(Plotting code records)
+++

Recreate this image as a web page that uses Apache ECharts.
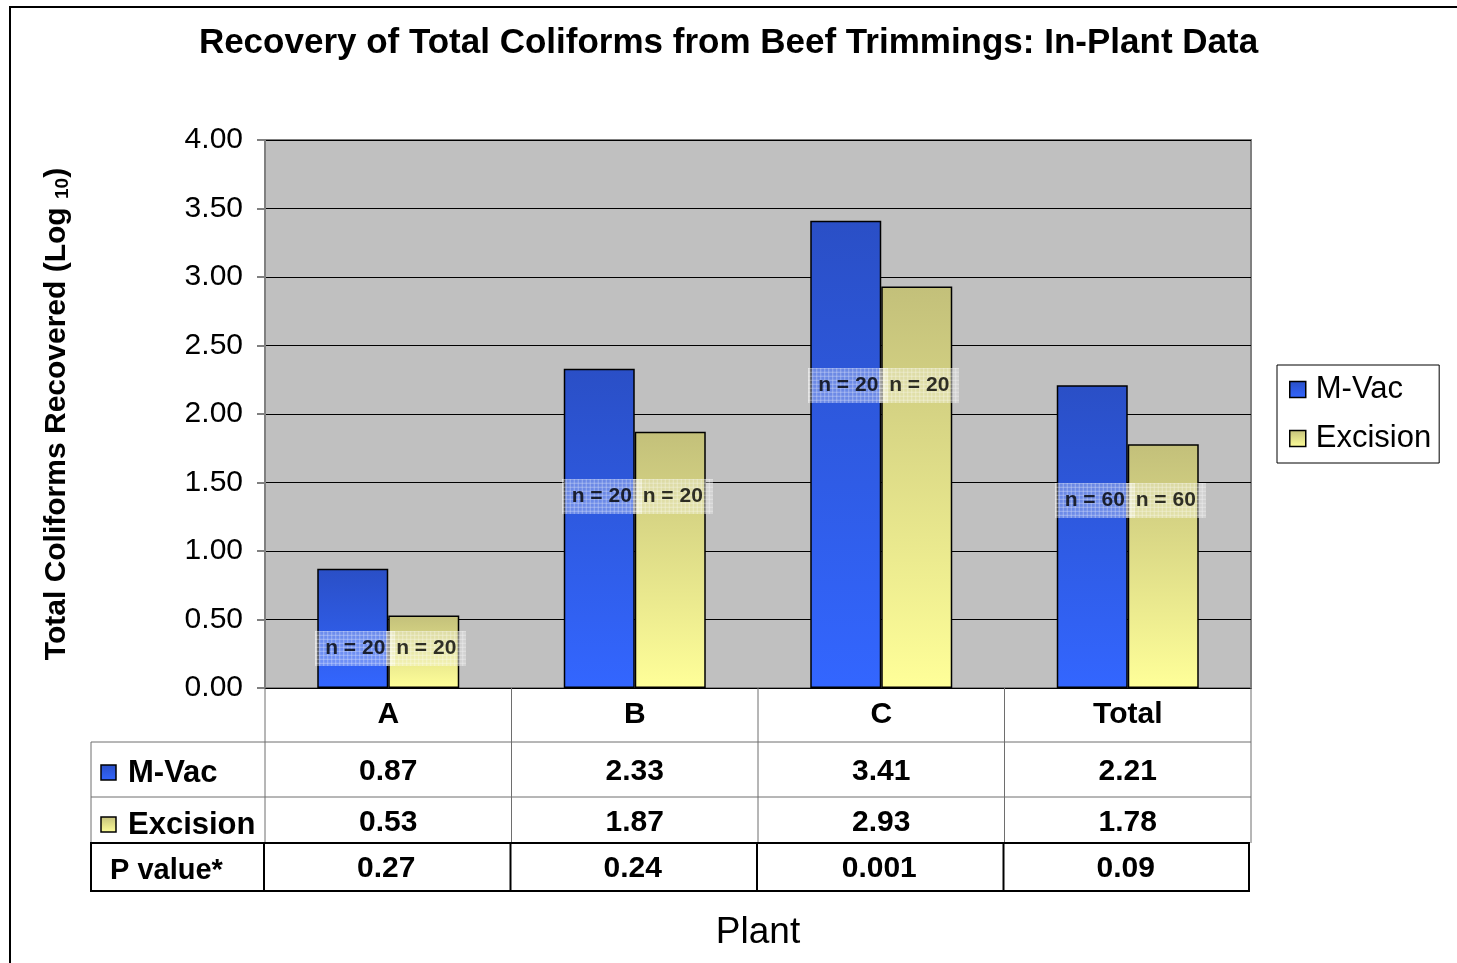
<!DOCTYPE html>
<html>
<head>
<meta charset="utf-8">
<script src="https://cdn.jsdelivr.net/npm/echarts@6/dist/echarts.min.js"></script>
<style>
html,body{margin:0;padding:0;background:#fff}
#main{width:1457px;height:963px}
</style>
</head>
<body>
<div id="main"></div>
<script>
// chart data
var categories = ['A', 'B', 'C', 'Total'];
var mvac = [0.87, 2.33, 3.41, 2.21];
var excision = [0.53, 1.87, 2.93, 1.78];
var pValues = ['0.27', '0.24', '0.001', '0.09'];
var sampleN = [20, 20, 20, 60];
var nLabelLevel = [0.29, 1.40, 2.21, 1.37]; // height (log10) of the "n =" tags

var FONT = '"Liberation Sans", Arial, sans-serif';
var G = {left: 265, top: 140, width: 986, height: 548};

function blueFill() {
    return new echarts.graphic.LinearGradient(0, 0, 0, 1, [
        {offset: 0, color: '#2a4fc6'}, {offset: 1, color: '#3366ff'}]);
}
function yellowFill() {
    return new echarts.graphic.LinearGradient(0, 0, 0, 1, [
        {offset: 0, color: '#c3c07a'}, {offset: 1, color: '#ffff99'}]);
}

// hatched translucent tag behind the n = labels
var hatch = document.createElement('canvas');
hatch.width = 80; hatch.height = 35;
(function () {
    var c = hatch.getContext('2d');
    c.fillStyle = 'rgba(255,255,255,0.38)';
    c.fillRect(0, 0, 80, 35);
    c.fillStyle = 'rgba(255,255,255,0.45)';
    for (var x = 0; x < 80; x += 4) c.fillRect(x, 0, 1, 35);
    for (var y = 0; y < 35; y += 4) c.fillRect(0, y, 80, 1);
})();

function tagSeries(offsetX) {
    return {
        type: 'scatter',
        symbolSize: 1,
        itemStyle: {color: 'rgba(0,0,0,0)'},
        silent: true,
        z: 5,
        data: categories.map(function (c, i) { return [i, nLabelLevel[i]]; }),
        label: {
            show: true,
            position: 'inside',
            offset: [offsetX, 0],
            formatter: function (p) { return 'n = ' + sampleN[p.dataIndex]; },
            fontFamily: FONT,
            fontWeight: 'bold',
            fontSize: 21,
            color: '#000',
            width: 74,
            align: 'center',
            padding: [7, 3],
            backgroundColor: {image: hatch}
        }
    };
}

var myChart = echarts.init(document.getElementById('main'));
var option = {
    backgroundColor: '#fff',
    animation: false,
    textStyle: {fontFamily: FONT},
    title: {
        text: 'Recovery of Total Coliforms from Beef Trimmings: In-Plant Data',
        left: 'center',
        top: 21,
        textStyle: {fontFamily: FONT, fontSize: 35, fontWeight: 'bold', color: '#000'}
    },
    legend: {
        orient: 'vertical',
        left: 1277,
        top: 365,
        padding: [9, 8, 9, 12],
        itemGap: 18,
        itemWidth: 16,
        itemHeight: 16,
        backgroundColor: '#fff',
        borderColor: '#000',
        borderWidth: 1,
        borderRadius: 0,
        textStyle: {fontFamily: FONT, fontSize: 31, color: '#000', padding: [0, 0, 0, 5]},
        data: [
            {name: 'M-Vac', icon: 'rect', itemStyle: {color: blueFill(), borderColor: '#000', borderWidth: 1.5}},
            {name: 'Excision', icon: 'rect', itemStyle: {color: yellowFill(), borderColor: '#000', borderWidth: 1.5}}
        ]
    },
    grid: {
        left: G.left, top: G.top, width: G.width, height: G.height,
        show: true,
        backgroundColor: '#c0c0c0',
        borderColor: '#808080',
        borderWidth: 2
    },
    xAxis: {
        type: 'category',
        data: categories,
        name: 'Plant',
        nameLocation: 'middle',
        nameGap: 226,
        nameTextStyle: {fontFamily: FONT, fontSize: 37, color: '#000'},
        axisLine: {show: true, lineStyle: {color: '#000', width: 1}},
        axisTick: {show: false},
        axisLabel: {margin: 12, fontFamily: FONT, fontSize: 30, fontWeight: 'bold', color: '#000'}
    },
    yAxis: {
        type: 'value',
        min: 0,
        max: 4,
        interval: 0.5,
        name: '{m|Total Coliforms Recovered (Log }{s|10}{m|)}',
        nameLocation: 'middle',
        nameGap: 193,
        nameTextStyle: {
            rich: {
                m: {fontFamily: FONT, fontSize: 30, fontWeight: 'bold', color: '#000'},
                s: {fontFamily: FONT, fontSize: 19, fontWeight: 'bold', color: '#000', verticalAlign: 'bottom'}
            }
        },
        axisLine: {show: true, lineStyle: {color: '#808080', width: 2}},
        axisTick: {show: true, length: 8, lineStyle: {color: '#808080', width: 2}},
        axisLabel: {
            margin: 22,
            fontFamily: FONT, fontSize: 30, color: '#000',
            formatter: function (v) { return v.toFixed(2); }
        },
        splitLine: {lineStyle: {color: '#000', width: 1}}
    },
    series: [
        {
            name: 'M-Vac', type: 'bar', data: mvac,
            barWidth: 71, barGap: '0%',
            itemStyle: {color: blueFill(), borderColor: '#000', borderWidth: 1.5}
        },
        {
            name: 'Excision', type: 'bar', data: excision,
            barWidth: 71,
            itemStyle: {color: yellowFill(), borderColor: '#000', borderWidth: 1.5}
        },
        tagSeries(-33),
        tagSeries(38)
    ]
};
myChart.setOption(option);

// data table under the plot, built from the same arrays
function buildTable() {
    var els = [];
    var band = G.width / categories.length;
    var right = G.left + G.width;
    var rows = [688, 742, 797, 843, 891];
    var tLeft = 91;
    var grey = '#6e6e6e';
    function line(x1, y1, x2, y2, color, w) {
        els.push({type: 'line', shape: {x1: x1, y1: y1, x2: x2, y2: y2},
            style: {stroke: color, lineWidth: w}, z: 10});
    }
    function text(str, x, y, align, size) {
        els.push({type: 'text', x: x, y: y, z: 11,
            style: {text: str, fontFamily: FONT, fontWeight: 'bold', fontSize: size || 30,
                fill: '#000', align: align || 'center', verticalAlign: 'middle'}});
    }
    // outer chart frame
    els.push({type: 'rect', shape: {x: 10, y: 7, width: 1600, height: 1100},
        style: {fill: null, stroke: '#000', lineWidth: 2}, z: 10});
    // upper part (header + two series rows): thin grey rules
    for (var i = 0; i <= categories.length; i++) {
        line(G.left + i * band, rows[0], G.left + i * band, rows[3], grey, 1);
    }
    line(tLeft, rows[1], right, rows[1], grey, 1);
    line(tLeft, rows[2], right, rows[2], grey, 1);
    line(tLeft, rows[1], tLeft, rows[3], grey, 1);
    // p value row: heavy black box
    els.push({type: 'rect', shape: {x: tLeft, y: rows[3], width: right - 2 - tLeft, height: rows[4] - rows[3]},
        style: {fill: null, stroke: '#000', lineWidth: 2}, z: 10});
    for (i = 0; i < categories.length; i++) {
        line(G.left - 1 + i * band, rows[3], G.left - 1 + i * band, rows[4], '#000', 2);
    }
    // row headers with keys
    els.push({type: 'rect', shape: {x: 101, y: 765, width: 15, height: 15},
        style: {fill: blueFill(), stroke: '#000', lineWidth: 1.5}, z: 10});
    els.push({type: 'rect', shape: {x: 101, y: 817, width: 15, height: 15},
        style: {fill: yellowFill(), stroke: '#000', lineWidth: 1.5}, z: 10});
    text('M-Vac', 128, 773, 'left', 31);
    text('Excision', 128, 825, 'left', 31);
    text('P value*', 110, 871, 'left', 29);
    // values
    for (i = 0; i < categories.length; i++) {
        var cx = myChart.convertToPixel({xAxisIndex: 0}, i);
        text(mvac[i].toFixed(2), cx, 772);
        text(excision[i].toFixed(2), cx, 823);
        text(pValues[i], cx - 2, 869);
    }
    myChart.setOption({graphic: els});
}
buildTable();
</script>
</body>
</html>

+++

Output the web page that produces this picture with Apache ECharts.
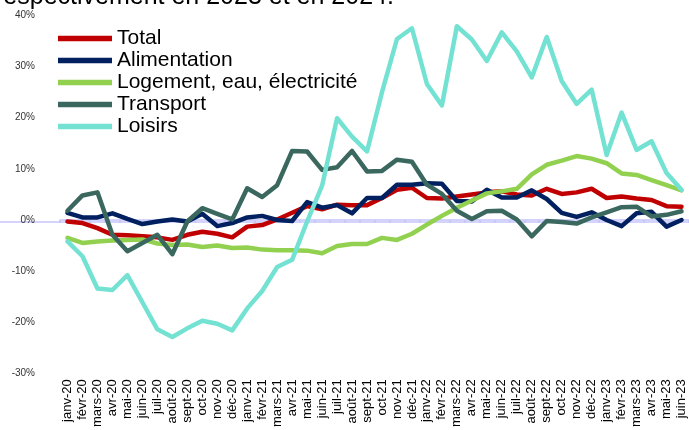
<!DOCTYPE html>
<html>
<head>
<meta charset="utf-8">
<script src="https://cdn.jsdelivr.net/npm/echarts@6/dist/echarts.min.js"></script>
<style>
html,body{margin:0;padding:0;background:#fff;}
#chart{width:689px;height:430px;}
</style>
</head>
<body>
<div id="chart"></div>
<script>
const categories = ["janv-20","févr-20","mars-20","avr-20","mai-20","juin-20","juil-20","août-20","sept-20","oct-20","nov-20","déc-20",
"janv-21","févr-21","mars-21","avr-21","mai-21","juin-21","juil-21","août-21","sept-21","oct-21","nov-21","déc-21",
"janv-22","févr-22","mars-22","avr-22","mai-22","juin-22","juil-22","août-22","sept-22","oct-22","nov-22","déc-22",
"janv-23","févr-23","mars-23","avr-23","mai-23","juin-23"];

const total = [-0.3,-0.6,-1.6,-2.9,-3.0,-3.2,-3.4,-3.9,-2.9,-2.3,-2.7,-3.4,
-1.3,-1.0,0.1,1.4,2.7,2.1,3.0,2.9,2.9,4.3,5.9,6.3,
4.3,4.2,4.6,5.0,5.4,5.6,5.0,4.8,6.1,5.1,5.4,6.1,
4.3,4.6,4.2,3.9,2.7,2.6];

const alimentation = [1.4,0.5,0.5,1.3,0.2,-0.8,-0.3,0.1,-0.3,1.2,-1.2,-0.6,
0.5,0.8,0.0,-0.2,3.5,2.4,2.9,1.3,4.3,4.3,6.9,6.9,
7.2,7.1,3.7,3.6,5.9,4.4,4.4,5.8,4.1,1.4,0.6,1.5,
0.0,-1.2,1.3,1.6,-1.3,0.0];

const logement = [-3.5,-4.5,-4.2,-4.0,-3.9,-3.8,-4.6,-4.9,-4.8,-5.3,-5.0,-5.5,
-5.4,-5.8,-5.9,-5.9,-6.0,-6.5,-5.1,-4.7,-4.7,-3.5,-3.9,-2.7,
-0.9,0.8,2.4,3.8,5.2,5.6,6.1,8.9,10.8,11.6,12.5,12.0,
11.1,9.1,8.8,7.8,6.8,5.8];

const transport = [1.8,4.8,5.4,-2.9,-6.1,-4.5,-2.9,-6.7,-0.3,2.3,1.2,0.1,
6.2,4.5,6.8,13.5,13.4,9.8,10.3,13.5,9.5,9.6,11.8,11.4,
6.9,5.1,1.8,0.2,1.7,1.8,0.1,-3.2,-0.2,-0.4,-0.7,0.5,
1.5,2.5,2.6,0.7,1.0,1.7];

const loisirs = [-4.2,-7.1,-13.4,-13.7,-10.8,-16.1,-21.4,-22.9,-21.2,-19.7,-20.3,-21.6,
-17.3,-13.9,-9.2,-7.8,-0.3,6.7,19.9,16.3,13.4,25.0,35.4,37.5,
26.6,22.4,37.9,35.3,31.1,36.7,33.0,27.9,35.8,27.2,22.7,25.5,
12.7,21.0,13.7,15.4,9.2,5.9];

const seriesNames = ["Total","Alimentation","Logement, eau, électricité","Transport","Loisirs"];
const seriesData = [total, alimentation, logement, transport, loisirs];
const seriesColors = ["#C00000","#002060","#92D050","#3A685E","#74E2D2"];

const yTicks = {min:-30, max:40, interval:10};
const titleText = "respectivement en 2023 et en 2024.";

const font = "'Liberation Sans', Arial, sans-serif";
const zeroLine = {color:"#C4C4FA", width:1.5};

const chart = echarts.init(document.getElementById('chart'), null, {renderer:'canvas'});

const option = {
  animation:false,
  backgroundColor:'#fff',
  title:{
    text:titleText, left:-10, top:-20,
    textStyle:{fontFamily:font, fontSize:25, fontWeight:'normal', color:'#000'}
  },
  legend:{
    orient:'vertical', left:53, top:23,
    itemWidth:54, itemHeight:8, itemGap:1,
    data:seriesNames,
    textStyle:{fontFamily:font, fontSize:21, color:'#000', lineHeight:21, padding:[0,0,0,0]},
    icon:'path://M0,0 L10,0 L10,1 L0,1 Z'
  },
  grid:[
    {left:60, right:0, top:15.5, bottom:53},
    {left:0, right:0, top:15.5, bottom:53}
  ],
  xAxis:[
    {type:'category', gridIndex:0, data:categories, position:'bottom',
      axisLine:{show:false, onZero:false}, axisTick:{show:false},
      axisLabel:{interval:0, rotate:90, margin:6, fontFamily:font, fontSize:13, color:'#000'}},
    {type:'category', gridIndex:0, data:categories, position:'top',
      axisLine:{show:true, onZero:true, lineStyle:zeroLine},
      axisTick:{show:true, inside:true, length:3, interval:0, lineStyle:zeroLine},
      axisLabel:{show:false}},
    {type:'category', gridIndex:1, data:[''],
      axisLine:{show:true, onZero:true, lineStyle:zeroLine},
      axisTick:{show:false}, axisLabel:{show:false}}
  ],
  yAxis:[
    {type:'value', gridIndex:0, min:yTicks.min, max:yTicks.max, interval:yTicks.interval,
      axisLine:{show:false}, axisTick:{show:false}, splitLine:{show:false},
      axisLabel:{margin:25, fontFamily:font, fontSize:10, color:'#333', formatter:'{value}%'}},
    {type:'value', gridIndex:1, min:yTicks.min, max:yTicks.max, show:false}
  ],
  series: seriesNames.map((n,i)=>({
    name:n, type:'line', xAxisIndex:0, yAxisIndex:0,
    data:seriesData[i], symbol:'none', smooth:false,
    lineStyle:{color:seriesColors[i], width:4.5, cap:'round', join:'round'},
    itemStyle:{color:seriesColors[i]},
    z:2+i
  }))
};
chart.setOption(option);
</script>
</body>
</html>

+++

Problem description => Return exactly the lines from the one with "Output the web" to the one with "4.3,4.6,4.2,3.9,2.7,2.6];", inclusive, and nothing else; skip the pictures.

Output for this task =>
Output the web page that produces this picture with Apache ECharts.
<!DOCTYPE html>
<html>
<head>
<meta charset="utf-8">
<script src="https://cdn.jsdelivr.net/npm/echarts@6/dist/echarts.min.js"></script>
<style>
html,body{margin:0;padding:0;background:#fff;}
#chart{width:689px;height:430px;}
</style>
</head>
<body>
<div id="chart"></div>
<script>
const categories = ["janv-20","févr-20","mars-20","avr-20","mai-20","juin-20","juil-20","août-20","sept-20","oct-20","nov-20","déc-20",
"janv-21","févr-21","mars-21","avr-21","mai-21","juin-21","juil-21","août-21","sept-21","oct-21","nov-21","déc-21",
"janv-22","févr-22","mars-22","avr-22","mai-22","juin-22","juil-22","août-22","sept-22","oct-22","nov-22","déc-22",
"janv-23","févr-23","mars-23","avr-23","mai-23","juin-23"];

const total = [-0.3,-0.6,-1.6,-2.9,-3.0,-3.2,-3.4,-3.9,-2.9,-2.3,-2.7,-3.4,
-1.3,-1.0,0.1,1.4,2.7,2.1,3.0,2.9,2.9,4.3,5.9,6.3,
4.3,4.2,4.6,5.0,5.4,5.6,5.0,4.8,6.1,5.1,5.4,6.1,
4.3,4.6,4.2,3.9,2.7,2.6];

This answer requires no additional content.